* **Data rows**
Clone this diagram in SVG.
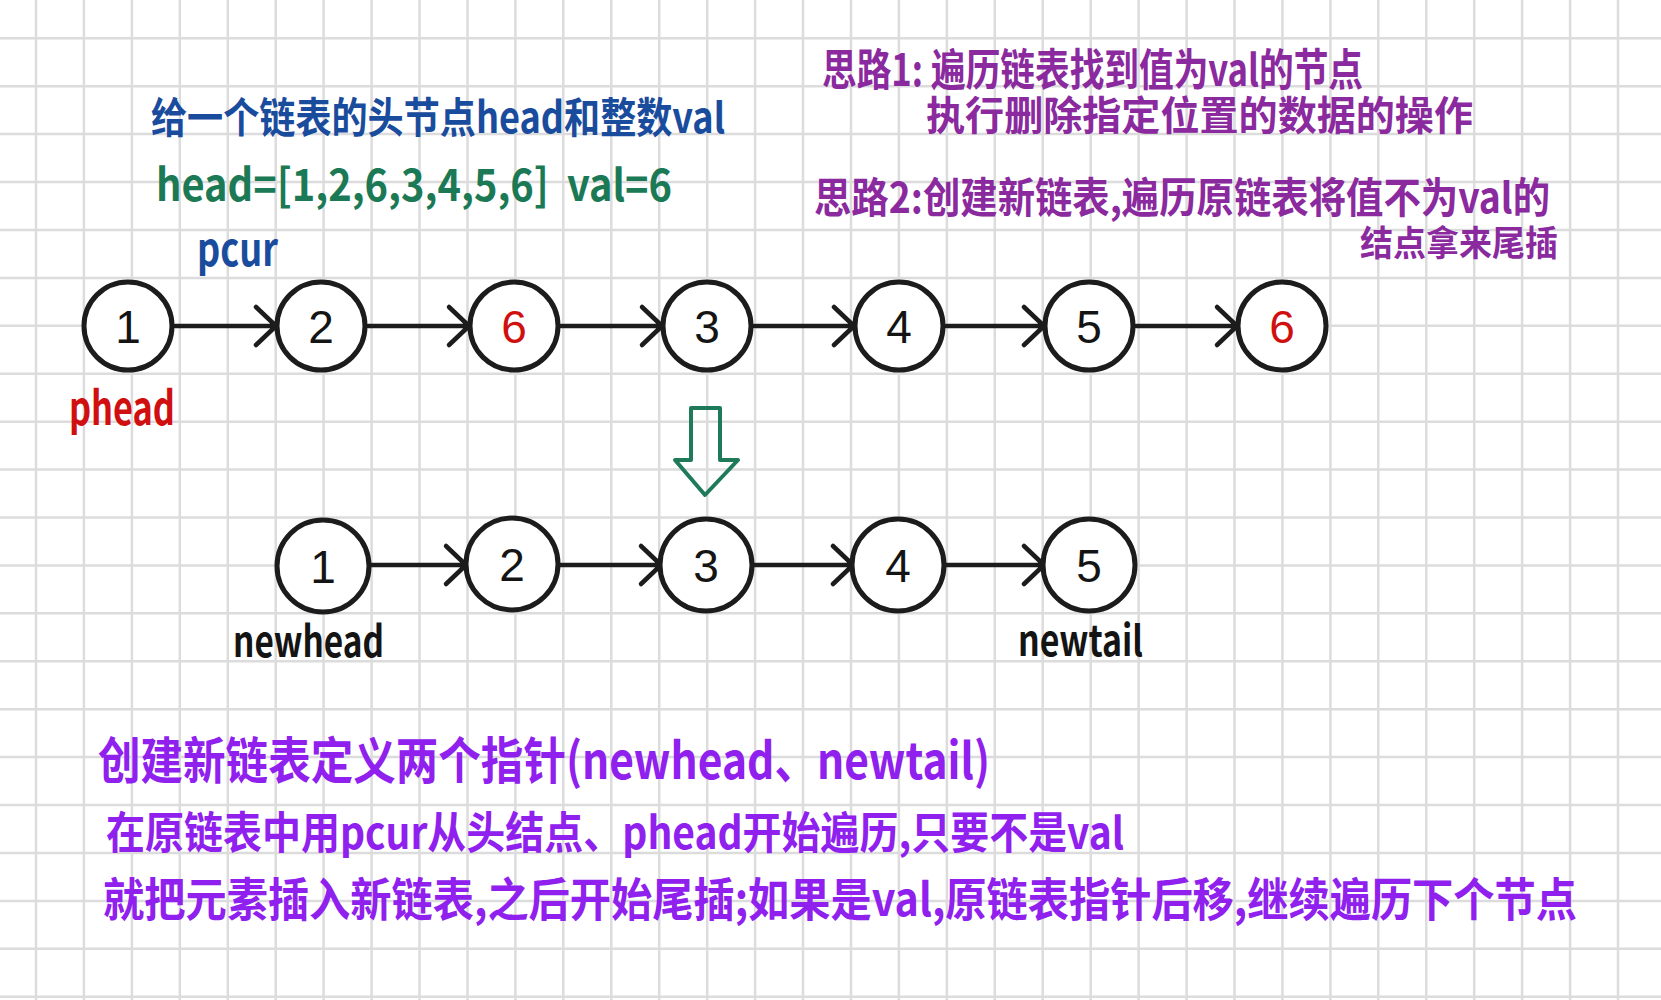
...
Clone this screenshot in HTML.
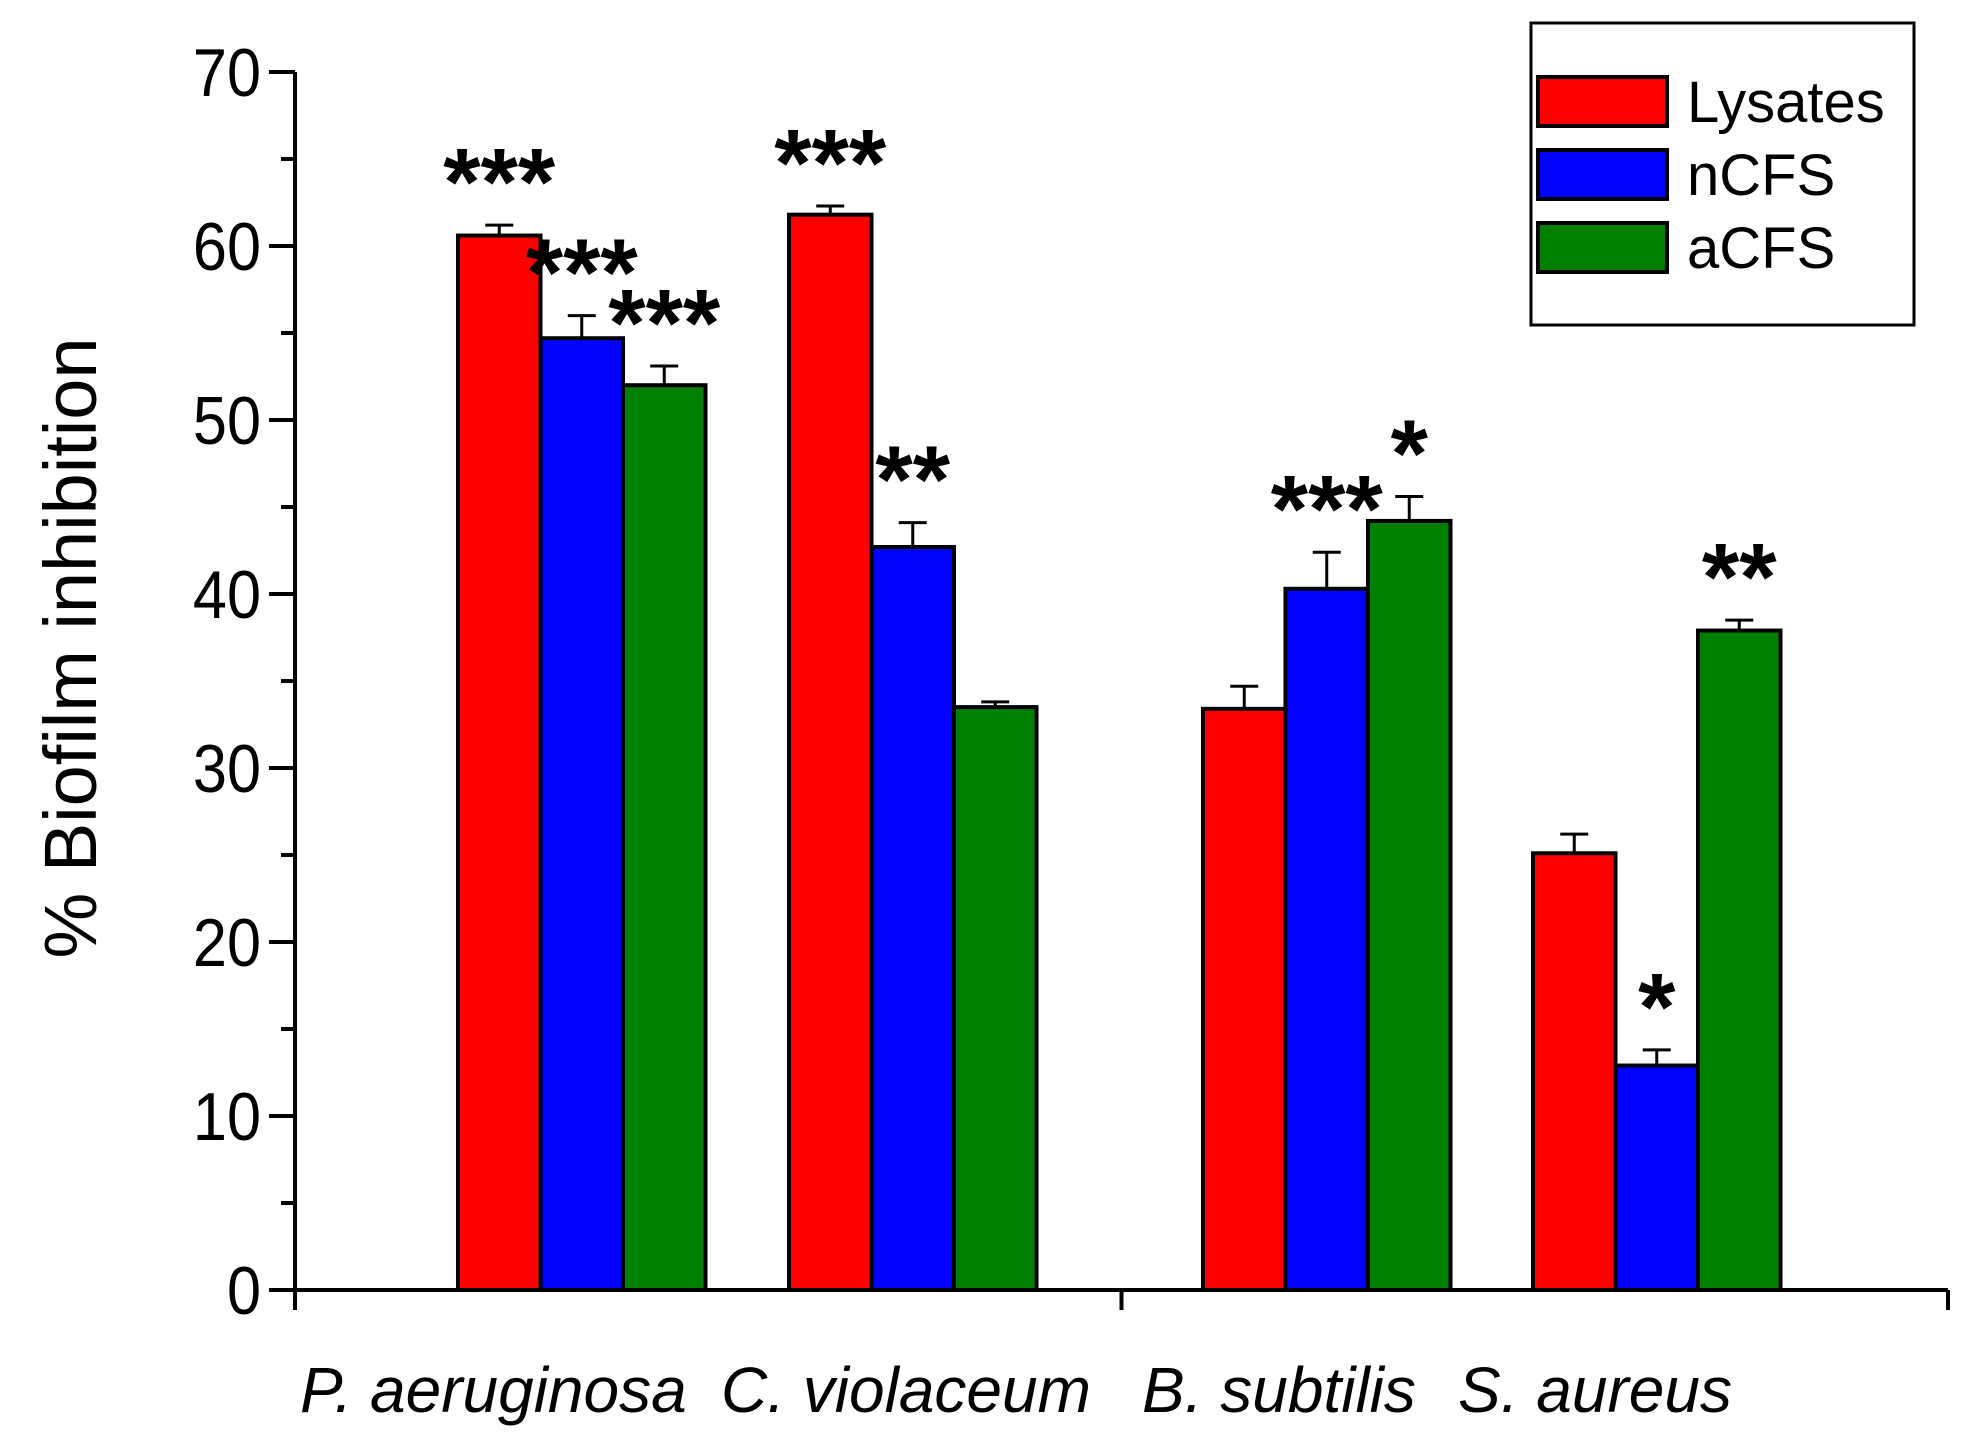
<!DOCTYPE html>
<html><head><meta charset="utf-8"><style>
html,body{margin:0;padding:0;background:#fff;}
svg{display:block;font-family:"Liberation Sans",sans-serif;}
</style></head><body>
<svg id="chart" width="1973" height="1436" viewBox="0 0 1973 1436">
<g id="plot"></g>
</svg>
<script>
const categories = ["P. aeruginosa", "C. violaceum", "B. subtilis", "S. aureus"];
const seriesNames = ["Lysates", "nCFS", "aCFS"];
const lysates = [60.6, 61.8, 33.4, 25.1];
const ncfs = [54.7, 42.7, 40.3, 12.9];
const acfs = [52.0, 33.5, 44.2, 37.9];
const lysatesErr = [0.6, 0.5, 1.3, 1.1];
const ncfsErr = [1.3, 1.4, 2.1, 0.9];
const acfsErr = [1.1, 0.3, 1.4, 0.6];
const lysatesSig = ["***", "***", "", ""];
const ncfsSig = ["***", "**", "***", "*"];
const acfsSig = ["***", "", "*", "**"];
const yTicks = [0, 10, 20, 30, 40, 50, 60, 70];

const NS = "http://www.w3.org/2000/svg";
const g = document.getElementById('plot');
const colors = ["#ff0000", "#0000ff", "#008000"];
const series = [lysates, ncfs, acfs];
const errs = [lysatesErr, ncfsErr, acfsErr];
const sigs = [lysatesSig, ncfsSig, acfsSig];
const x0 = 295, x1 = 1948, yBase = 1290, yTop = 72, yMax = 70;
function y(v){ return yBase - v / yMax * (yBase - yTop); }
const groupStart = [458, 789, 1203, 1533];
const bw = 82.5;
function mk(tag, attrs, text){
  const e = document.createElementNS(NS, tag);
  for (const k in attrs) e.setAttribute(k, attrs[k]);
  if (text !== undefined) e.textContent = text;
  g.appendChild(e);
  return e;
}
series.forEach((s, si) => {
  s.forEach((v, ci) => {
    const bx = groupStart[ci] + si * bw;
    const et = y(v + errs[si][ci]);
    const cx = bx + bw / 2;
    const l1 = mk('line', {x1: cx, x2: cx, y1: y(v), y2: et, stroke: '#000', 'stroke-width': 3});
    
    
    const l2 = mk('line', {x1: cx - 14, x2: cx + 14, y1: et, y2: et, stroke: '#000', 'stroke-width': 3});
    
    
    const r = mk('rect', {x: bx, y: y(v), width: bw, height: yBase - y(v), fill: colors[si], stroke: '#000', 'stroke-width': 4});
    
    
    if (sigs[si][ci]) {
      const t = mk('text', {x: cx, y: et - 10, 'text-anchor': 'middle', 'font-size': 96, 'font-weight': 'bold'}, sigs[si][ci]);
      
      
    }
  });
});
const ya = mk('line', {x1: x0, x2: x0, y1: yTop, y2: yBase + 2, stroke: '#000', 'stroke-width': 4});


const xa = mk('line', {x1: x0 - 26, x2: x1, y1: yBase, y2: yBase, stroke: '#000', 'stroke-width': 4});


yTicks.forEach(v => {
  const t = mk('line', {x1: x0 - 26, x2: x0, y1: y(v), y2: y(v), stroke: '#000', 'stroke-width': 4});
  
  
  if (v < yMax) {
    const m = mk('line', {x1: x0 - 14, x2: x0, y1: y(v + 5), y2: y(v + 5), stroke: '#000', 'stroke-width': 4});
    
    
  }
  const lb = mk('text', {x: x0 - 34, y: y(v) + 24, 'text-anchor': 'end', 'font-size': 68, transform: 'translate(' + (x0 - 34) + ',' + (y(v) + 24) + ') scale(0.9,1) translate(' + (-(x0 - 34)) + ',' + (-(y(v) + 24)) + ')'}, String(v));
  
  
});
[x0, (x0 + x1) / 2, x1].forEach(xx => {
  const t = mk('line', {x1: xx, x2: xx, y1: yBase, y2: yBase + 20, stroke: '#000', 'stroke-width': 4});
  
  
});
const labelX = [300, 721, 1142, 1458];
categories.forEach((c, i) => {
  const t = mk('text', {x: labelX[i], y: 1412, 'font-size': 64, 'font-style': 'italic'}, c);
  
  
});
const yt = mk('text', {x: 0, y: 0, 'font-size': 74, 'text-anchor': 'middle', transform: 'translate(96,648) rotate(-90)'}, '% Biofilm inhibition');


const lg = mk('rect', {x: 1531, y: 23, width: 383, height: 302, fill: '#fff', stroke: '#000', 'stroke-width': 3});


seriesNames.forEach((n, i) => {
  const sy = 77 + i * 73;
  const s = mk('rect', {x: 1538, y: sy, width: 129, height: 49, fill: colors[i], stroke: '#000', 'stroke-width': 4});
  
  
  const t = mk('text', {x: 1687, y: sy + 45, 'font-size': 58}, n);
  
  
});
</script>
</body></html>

* **Task goal**
Pictures are not part of the copy. Write out only the lines from the one containing "Clone this screenshot in HTML." through the one containing "const yTicks = [0, 10, 20, 30, 40, 50, 60, 70];", exactly as they stand, both included.

* **Answer to the task**
Clone this screenshot in HTML.
<!DOCTYPE html>
<html><head><meta charset="utf-8"><style>
html,body{margin:0;padding:0;background:#fff;}
svg{display:block;font-family:"Liberation Sans",sans-serif;}
</style></head><body>
<svg id="chart" width="1973" height="1436" viewBox="0 0 1973 1436">
<g id="plot"></g>
</svg>
<script>
const categories = ["P. aeruginosa", "C. violaceum", "B. subtilis", "S. aureus"];
const seriesNames = ["Lysates", "nCFS", "aCFS"];
const lysates = [60.6, 61.8, 33.4, 25.1];
const ncfs = [54.7, 42.7, 40.3, 12.9];
const acfs = [52.0, 33.5, 44.2, 37.9];
const lysatesErr = [0.6, 0.5, 1.3, 1.1];
const ncfsErr = [1.3, 1.4, 2.1, 0.9];
const acfsErr = [1.1, 0.3, 1.4, 0.6];
const lysatesSig = ["***", "***", "", ""];
const ncfsSig = ["***", "**", "***", "*"];
const acfsSig = ["***", "", "*", "**"];
const yTicks = [0, 10, 20, 30, 40, 50, 60, 70];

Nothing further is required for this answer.